Texas’ eight remaining abortion clinics will exist in San Antonio, Dallas, Fort Worth, Austin, and Houston. According to findings from the Texas Policy Evaluation Project at the University of Texas, today’s ruling will mean that more than one million potential abortion-seeking Texans will live greater than 150 miles from a legal abortion facility.

Texas state Sen. Wendy Davis, the Democratic candidate for the state’s upcoming November gubernatorial election, issued a statement Thursday evening calling HB 2 an “intrusion.”

“Women should be able to make these deeply personal decisions without the intrusion of politicians like Greg Abbott, who supports making abortion illegal even in cases of rape and incest,” she said.

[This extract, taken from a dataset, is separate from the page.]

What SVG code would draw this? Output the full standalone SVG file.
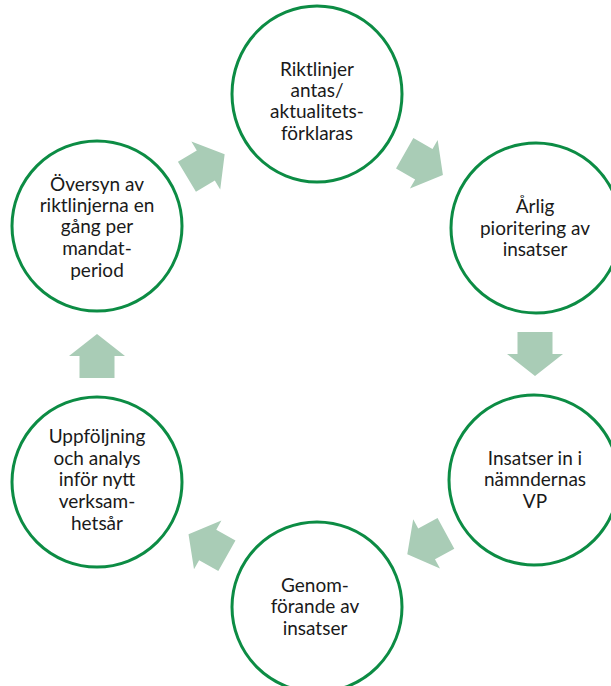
<svg xmlns="http://www.w3.org/2000/svg" width="611" height="686" viewBox="0 0 611 686">
<style>
.c{fill:#fff;stroke:#0c8c44;stroke-width:3}
.t{font-family:Lato,"Open Sans","Liberation Sans",sans-serif;font-size:19px;fill:#1a1a1a;text-anchor:middle}
.a{fill:#a9ccb6}
</style>
<defs>
<path id="arr" d="M-22,-17.5 L0,-17.5 L0,-28 L22,0 L0,28 L0,17.5 L-22,17.5 Z"/>
</defs>
<rect width="611" height="686" fill="#fff"/>
<g id="connectors">
<use href="#arr" class="a" transform="translate(205.8,165.5) rotate(-31)"/>
<use href="#arr" class="a" transform="translate(423.8,164.2) rotate(29.7)"/>
<use href="#arr" class="a" transform="translate(535,354) rotate(90)"/>
<use href="#arr" class="a" transform="translate(426.6,543.8) rotate(151.4)"/>
<use href="#arr" class="a" transform="translate(207.7,544.9) rotate(209.3)"/>
<use href="#arr" class="a" transform="translate(97,356) rotate(-90)"/>
</g>
<g id="n1">
<ellipse class="c" cx="317" cy="94" rx="85" ry="88"/>
<text class="t" x="317"><tspan x="317" y="76">Riktlinjer</tspan><tspan x="317" y="97">antas/</tspan><tspan x="317" y="118">aktualitets-</tspan><tspan x="317" y="140">förklaras</tspan></text>
</g>
<g id="n2">
<circle class="c" cx="536" cy="228" r="85"/>
<text class="t"><tspan x="535" y="213">Årlig</tspan><tspan x="535" y="235">pioritering av</tspan><tspan x="535" y="256">insatser</tspan></text>
</g>
<g id="n3">
<circle class="c" cx="534" cy="480" r="85"/>
<text class="t"><tspan x="535" y="465">Insatser in i</tspan><tspan x="535" y="486">nämndernas</tspan><tspan x="535" y="508">VP</tspan></text>
</g>
<g id="n4">
<circle class="c" cx="317" cy="607" r="85"/>
<text class="t"><tspan x="315" y="592">Genom-</tspan><tspan x="315" y="613">förande av</tspan><tspan x="315" y="635">insatser</tspan></text>
</g>
<g id="n5">
<circle class="c" cx="97" cy="482" r="85"/>
<text class="t"><tspan x="97" y="443">Uppföljning</tspan><tspan x="97" y="465">och analys</tspan><tspan x="97" y="486">inför nytt</tspan><tspan x="97" y="508">verksam-</tspan><tspan x="97" y="530">hetsår</tspan></text>
</g>
<g id="n6">
<circle class="c" cx="97" cy="226" r="85"/>
<text class="t"><tspan x="97" y="191">Översyn av</tspan><tspan x="97" y="212">riktlinjerna en</tspan><tspan x="97" y="233">gång per</tspan><tspan x="97" y="255">mandat-</tspan><tspan x="97" y="277">period</tspan></text>
</g>
</svg>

Abbott is Davis’ Republican opponent for the governor’s seat, and his office has defended challenges to HB 2 in court since the law was passed last summer, when thousands of orange-clad Texans descended on the state capitol building to oppose the law.

“This decision is a vindication of the careful deliberation by the Texas Legislature to craft a law to protect the health and safety of Texas women,” said Abbott.

Both state and national mainstream medical organizations opposed HB 2, including the American Congress of Obstetricians and Gynecologists, which issued an open letter to Texas lawmakers last year saying that Texas’ anti-abortion legislation “will not help protect the health of any woman in Texas. Instead, these bills will harm women’s health in very clear ways.”